Дима Сидур, уже тогда бородатый — борода скрывала лицевую рану, которой его, солдата, наградила война, оставив в теле еще несколько осколков, — пил понемногу вместе со всеми, но уже был как бы отдельным, чуть-чуть поодаль, улыбчатый, немногословный, предпочитавший умную речь беззаботному трепу. Именно он был гидом по мастерской — объяснял, что и почему воплощено в той или другой отесанной каменной глыбе, или пока в заготовке, или только в замысле — случалось, даже еще не пластичном, а всего лишь литературном, то есть невидимом, но поддающемся объяснению. Его подруга Юлька, вскоре ставшая женой и навсегда оставшаяся верной его огромному таланту и огромной духовной силе, ни от кого не скрывала своей влюбленности, да и не могла скрыть, — ее беспощадно выдавали глаза. Свою краску в подвальную атмосферу вносила и тогдашняя подруга Володи, — он чуть снисходительно, но не обидно называл ее «шмокодявка»: молоденькая красавица с длинной косой, она вскоре стала женой известного критика.
Помощь, в которой нуждались три скульптора, — не просто совет, а именно помощь, — была им оказана незамедлительно. Я считался тогда добрым гением авторов, чьи права были попраны властью в лице лучших ее представителей: министерских или издательских самодуров.
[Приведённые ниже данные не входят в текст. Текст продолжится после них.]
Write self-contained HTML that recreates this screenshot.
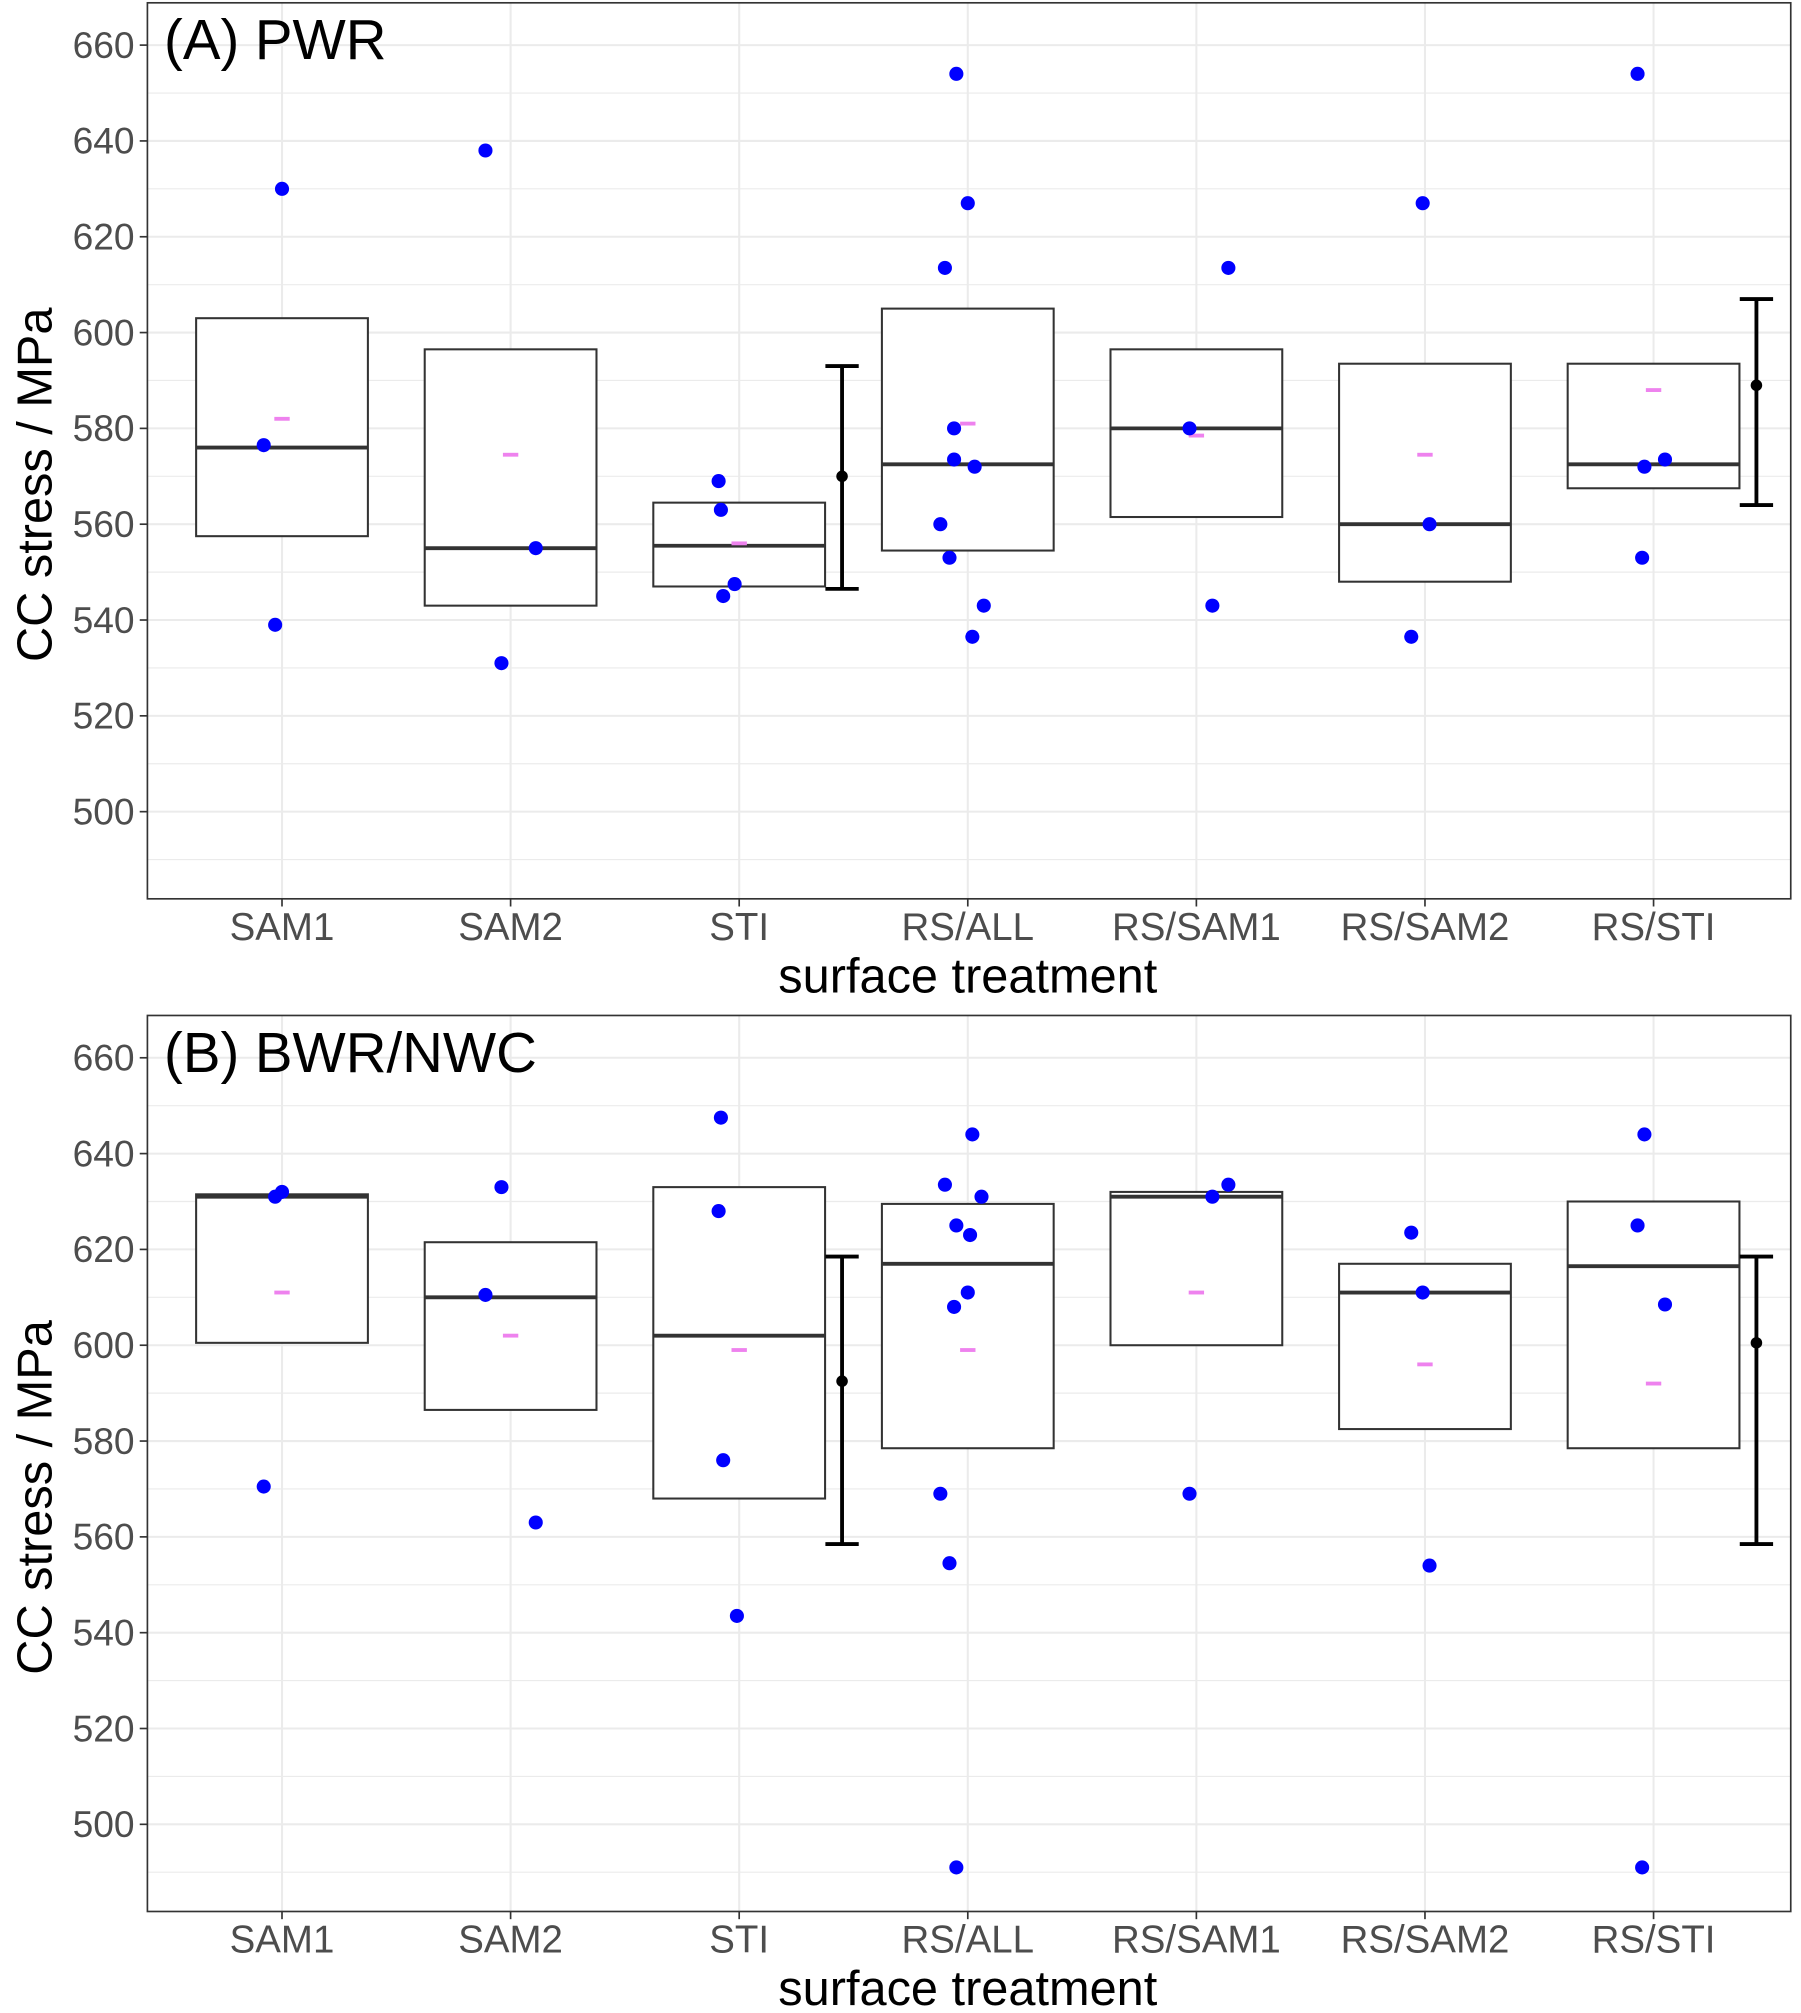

За какой-то грандиозный барельеф, который ребята сделали по заказу, чиновники отказались платить, вдруг сочтя гонорар, предусмотренный договором, слишком высоким: проведя запоздалую калькуляцию, они обнаружили, что общая сумма, разделенная на троих и на время работы над барельефом, превышает «среднемесячный заработок высокооплачиваемого советского служащего». Так и было — с чарующей глупостью — сказано в официальной бумаге: аванс, который скульпторы уже получили, был, по мнению запоздало спохватившихся чиновников, и без того слишком высокой платой за проделанный труд.
К тому времени мне пришлось провести в суде не одно так называемое авторское дело. Многотысячные гонорары действовали на судей, как красное на быка, — за несомненно принадлежавшее автору вознаграждение иногда приходилось воевать месяцами. Доводы логики, юридическая аргументация оказывались бессильными там, где главенствовало истинно «социалистическое правосознание»: и так с жиру бесятся — перебьются! Так что глупость и подлость чиновников вполне могли одержать верх над законом: у чиновников и у судей были общий язык и общая кастовая мораль. У нас с ними общего — не было ничего.
На этот раз судья попался не из самых дремучих. Я рассказал на процессе известную байку — о том, как ответил великий художник на вопрос, сколько времени писал он свое полотно: «Всю жизнь и еще одну ночь». Судья улыбнулся — это был хороший знак. Мы с Димой переглянулись: он тоже почувствовал, что в судейской улыбке таится надежда. Так оно и вышло. Иск удовлетворили, ответчик даже не счел нужным решение это обжаловать. Еще несколько недель, и мы могли уже налить в наши мензурки ту жидкость, что была куплена на отыгранный гонорар.
Из участников обмывания помню только Бориса Слуцкого: тут мы с ним и познакомились. Он сидел рядом со своим скульптурным портретом, мастерски высеченным из глыбы серого гранита. Поражало не только портретное сходство, но и точно воссозданный психологический портрет прототипа: суровость, духовность, углубленность в себя. Молчаливый, насупленный, со сдвинутыми бровями и пронзающим взглядом, живой — не изваянный — Слуцкий пил вместе со всеми, но не водку — вино. В трепе участия не принимал, хотя было видно, с каким неподдельным вниманием он слушает всех и все, включая самое откровенное балагурство.
Его тяга к мастерской и ее хозяевам была вполне очевидной, хотя, лишенный какой бы то ни было сентиментальности, Слуцкий никогда не выражал это вслух. Но — не просто тяга, симпатия, расположение, а любовь — безусловно имела место, и она нашла отражение в той надписи на книге своих стихов, которую он сделал позже, когда наше общение стало частым и интенсивным: «Аркадию Ваксбергу, с которым мы связаны: 1) общностью идейных позиций, 2) общностью любви к трем подвальным скульпторами 3) общей нелюбовью к юриспруденции». Надпись в характерном для Слуцкого стиле — по-военному четкая, без сантиментов, с пронумерованными пунктами, как в резолюции.